Monday, April 23, 2012

Real Bad Weather and the storm caused a power outage

This morning a ferocious  storm is howling across the island. Gusts are in excess of 50mph and they come together with pouring rain. The weather forecast spoke about up to 100mm of rain for the Fundy Bay Islands.

It was still early when I was reading the Bayfield Bunch blog when everything went dark. The furnace stopped instantly and the internet vanished into thin air.

Power outage!

Now what? Luckily coffee was already made, but how to cook or make a toast?
The solution was in our motor home.
First I went outside and hauled the 30pounder of propane inside. In the baggage compartment I found the camp heater, I have never used. I put it on the tank, placed it in a corner so the heat would blow into the room and lit the burner.
Next thing was getting out the long power cord and plug into the motor home outlet. The other end I dragged into the kitchen and plugged in the toaster, the fridge and the phone. The Onan Diesel generator started grumbling away and pretty soon we had the toaster going and the fridge humming.

Next problem was water. We have no community water but a well and a pump. Pumps need power, but I can’t plug it into our motor home emergency supply as the pump is hard-wired. That must be changed pretty soon. A plug and a receptacle will be installed as soon as this is over.

Fortunately we have a spring-fed water supply on the island, so I grabbed two water containers and drove the few kilometers to the spring. The rain had discolored the water a little bit, but I know that this water is safe to drink.

For the washroom we can use water from our big basement well. I wouldn’t drink it though as it’s been standing without being used for a long time.

With only the dining room and the kitchen heated we can survive as long as there is diesel in the motor home.

DSC_0010-miWhen hauling water, I passed the post office and there were blazing lights inside. So I stopped and asked how come they have power. It turned out the power outage was only north from there.

We called the power company, but they had already received the message from somewhere else.

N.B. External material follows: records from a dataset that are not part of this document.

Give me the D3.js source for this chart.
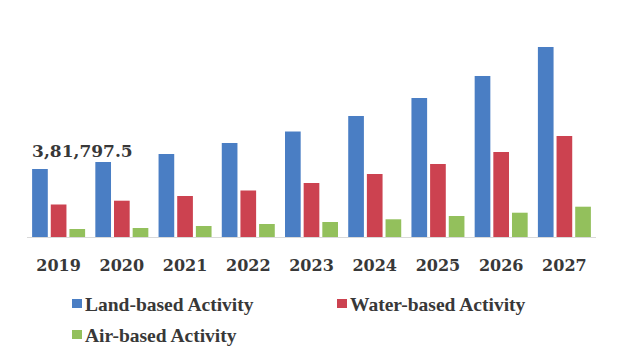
<!DOCTYPE html>
<head>
  <meta charset="utf-8">
  <script src="https://d3js.org/d3.v7.min.js"></script>
  <style>
    body { margin:0; background:#fff; }
    text { fill:#383838; }
  </style>
</head>

<body>
<script>
  var width = 625, height = 360;

  var years = ["2019","2020","2021","2022","2023","2024","2025","2026","2027"];
  var seriesNames = ["Land-based Activity","Water-based Activity","Air-based Activity"];
  var colors = ["#4a7ec4","#cc4250","#93c05c"];

  // values
  var land  = [381797.5, 421100, 466000, 527800, 592300, 679400, 780400, 904000, 1066800];
  var water = [182500, 203800, 230200, 261100, 303200, 353700, 409900, 477200, 567100];
  var air   = [44900, 50500, 61800, 73000, 84200, 99400, 117900, 136400, 170100];
  var labelText = "3,81,797.5";

  var series = [land, water, air];

  var svg = d3.select("body").append("svg")
    .attr("width", width)
    .attr("height", height);

  var x0 = d3.scaleBand().domain(years).range([27, 596]).padding(0);
  var x1 = d3.scaleBand().domain(d3.range(3)).range([-26.5, 26.5]).paddingInner(0.16);
  var y = d3.scaleLinear().domain([0, 381797.5]).range([237, 169]);

  var groups = svg.selectAll("g.year")
    .data(years)
    .enter().append("g")
    .attr("class", "year")
    .attr("transform", function(d) { return "translate(" + (x0(d) + x0.bandwidth() / 2) + ",0)"; });

  groups.selectAll("rect")
    .data(function(d, i) { return series.map(function(s, k) { return {k: k, v: s[i]}; }); })
    .enter().append("rect")
    .attr("x", function(d) { return x1(d.k); })
    .attr("width", x1.bandwidth())
    .attr("y", function(d) { return y(d.v); })
    .attr("height", function(d) { return y(0) - y(d.v); })
    .attr("fill", function(d) { return colors[d.k]; });

  // baseline
  svg.append("line")
    .attr("x1", 27).attr("x2", 596)
    .attr("y1", y(0) + 0.5).attr("y2", y(0) + 0.5)
    .attr("stroke", "#d9d9d9");

  // year labels
  var xAxis = d3.axisBottom(x0).tickSize(0).tickPadding(0);
  var ax = svg.append("g")
    .attr("transform", "translate(0,271)")
    .call(xAxis);
  ax.select(".domain").remove();
  ax.selectAll("text")
    .attr("dy", 0)
    .style("font-family", "DejaVu Serif")
    .style("font-weight", "bold")
    .style("font-size", "16px")
    .style("fill", "#383838");

  // data label on first bar
  svg.append("text")
    .attr("x", x0(years[0]) + x0.bandwidth() / 2 + x1(0))
    .attr("y", y(land[0]) - 12)
    .style("font-family", "DejaVu Serif")
    .style("font-weight", "bold")
    .style("font-size", "17px")
    .text(labelText);

  // legend
  var legendPos = [[72, 304], [337, 304], [72, 335]];
  var legend = svg.selectAll("g.legend")
    .data(seriesNames)
    .enter().append("g")
    .attr("class", "legend")
    .attr("transform", function(d, i) { return "translate(" + legendPos[i][0] + "," + legendPos[i][1] + ")"; });

  legend.append("rect")
    .attr("x", 0).attr("y", -5)
    .attr("width", 10).attr("height", 9)
    .attr("fill", function(d, i) { return colors[i]; });

  legend.append("text")
    .attr("x", 13)
    .attr("y", 7)
    .style("font-family", "Liberation Serif")
    .style("font-weight", "bold")
    .style("font-size", "19.5px")
    .text(function(d) { return d; });
</script>
</body>
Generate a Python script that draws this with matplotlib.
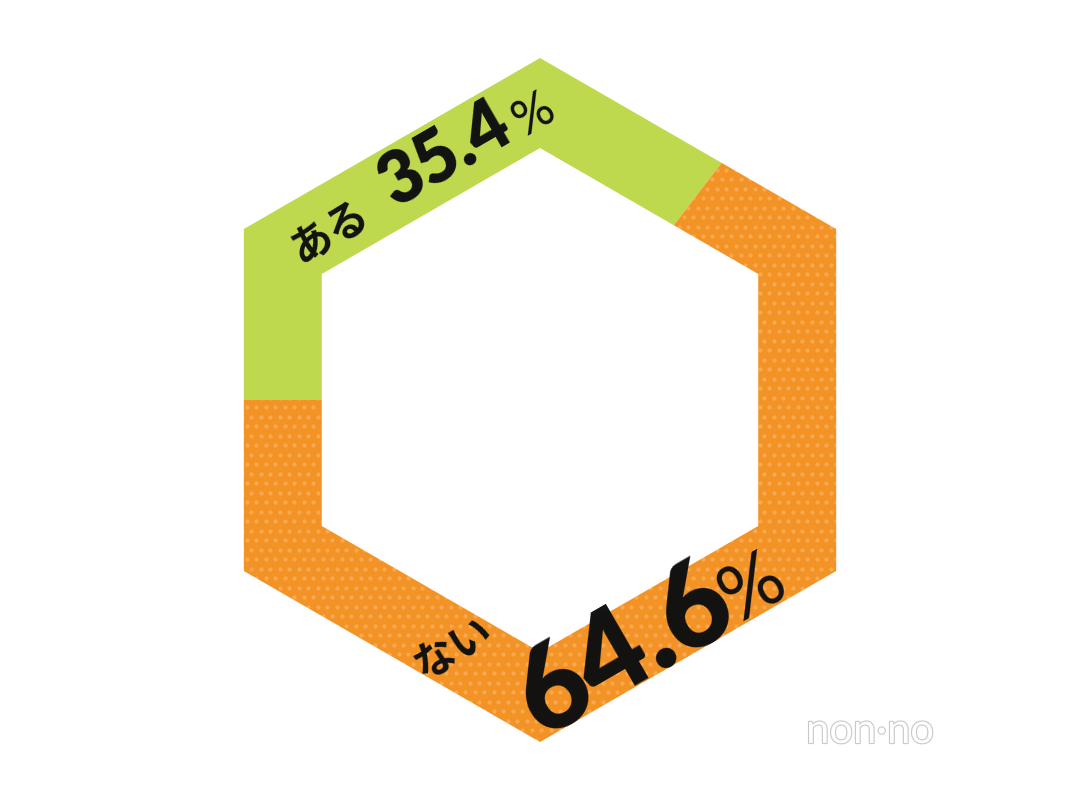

Now we just have to wait and see how long the fun will last.

It is just scary to think about how dependent our society is of the power grid.
Without power we will run out of money (no ATM and CC’s) fuel (no pumps) we can’t communicate anymore (no internet, no phone) we will even run out of water (no water pumps) and we will freeze in our homes as our furnaces quit working. Public offices will shut down, all public transport will stop, and the hospitals will only function as long as their generators have fuel.
Without power airliners will fall out of the sky as they can’t land without the assistance of the tower and communications. Daily supplies of food cannot be distributed without having trucks for delivery.

Our society will come to a complete stand still.

Now the real scary part: Today’s power grid is controlled by computers. Computers can be hacked into. If somebody does that we all are at their mercy.

Let’s hope that it will never happen!

And the latest update:
Power fully restored at 12:00noon!

Thanks for stopping by!


  1. I think that living in an RV especially learning to boondock helps to make us more self-sufficient and creative in our survival. Guess that's one of the reasons we always have our water jugs full, at least one tank of propane filled and gas for the generator. Down here we're worried about losing power because of the heat. All those air conditioners running all day long - scary.

  2. Glad your power came back on for you so quickly.

    We live in our coach, have solar and a generator, so an outage for us is not that big of a deal. At the farm when power goes out the huge generator is hooked to one of the many tractors and powers the dairy barn and part of the house. Need water, milk the cows and keep the milk cool.

  3. One great thing about having our RV's is that this is our escape plan. So long as we all have filled up gas tanks ;-)

    One of the Die Hard movies started to cover exactly this scenario, Live Free or Die Hard.

  4. YEAH ! The Motorhome saved the day - who needs a house anyways !!

  5. They can pry our generator from our cold dead hands :-)

  6. All your traveling skills and knowledge gained came in quite handy. If worse had come to worse and the outage endured, could you have found safety and retreat by moving back into the RV?

  7. You're an experienced boondocker. I knew you'd come through!! Isn't it handy to have an RV close?

  8. We lived for years in an old farm house at the end of the power line over Heards Mountain in rural Virginia. 10 days after we bought it and moved in, the power went out for 3 weeks, in December in the mountains. We had a wood stove for heat and cooking, we had a gravity fed spring for water, we had an outhouse and kerosene lamps. The fridge was our only problem. Later we bought a small generator that we could use every 6 or 7 hours for an hour or so to keep things cold. But generators ultimately run out of gas. Those old country folks were much more independent than we are today that's for sure. Disrupting our power supply would definitely cripple us seriously. Hope all those terrorists lurking around out there don't figure that out.



  9. glad you got the power back on!! without internet?..oh my!..that is roughin' it!!

  10. It is nice you have your motorhome for backup. If things got worse you could always move back into it for a while.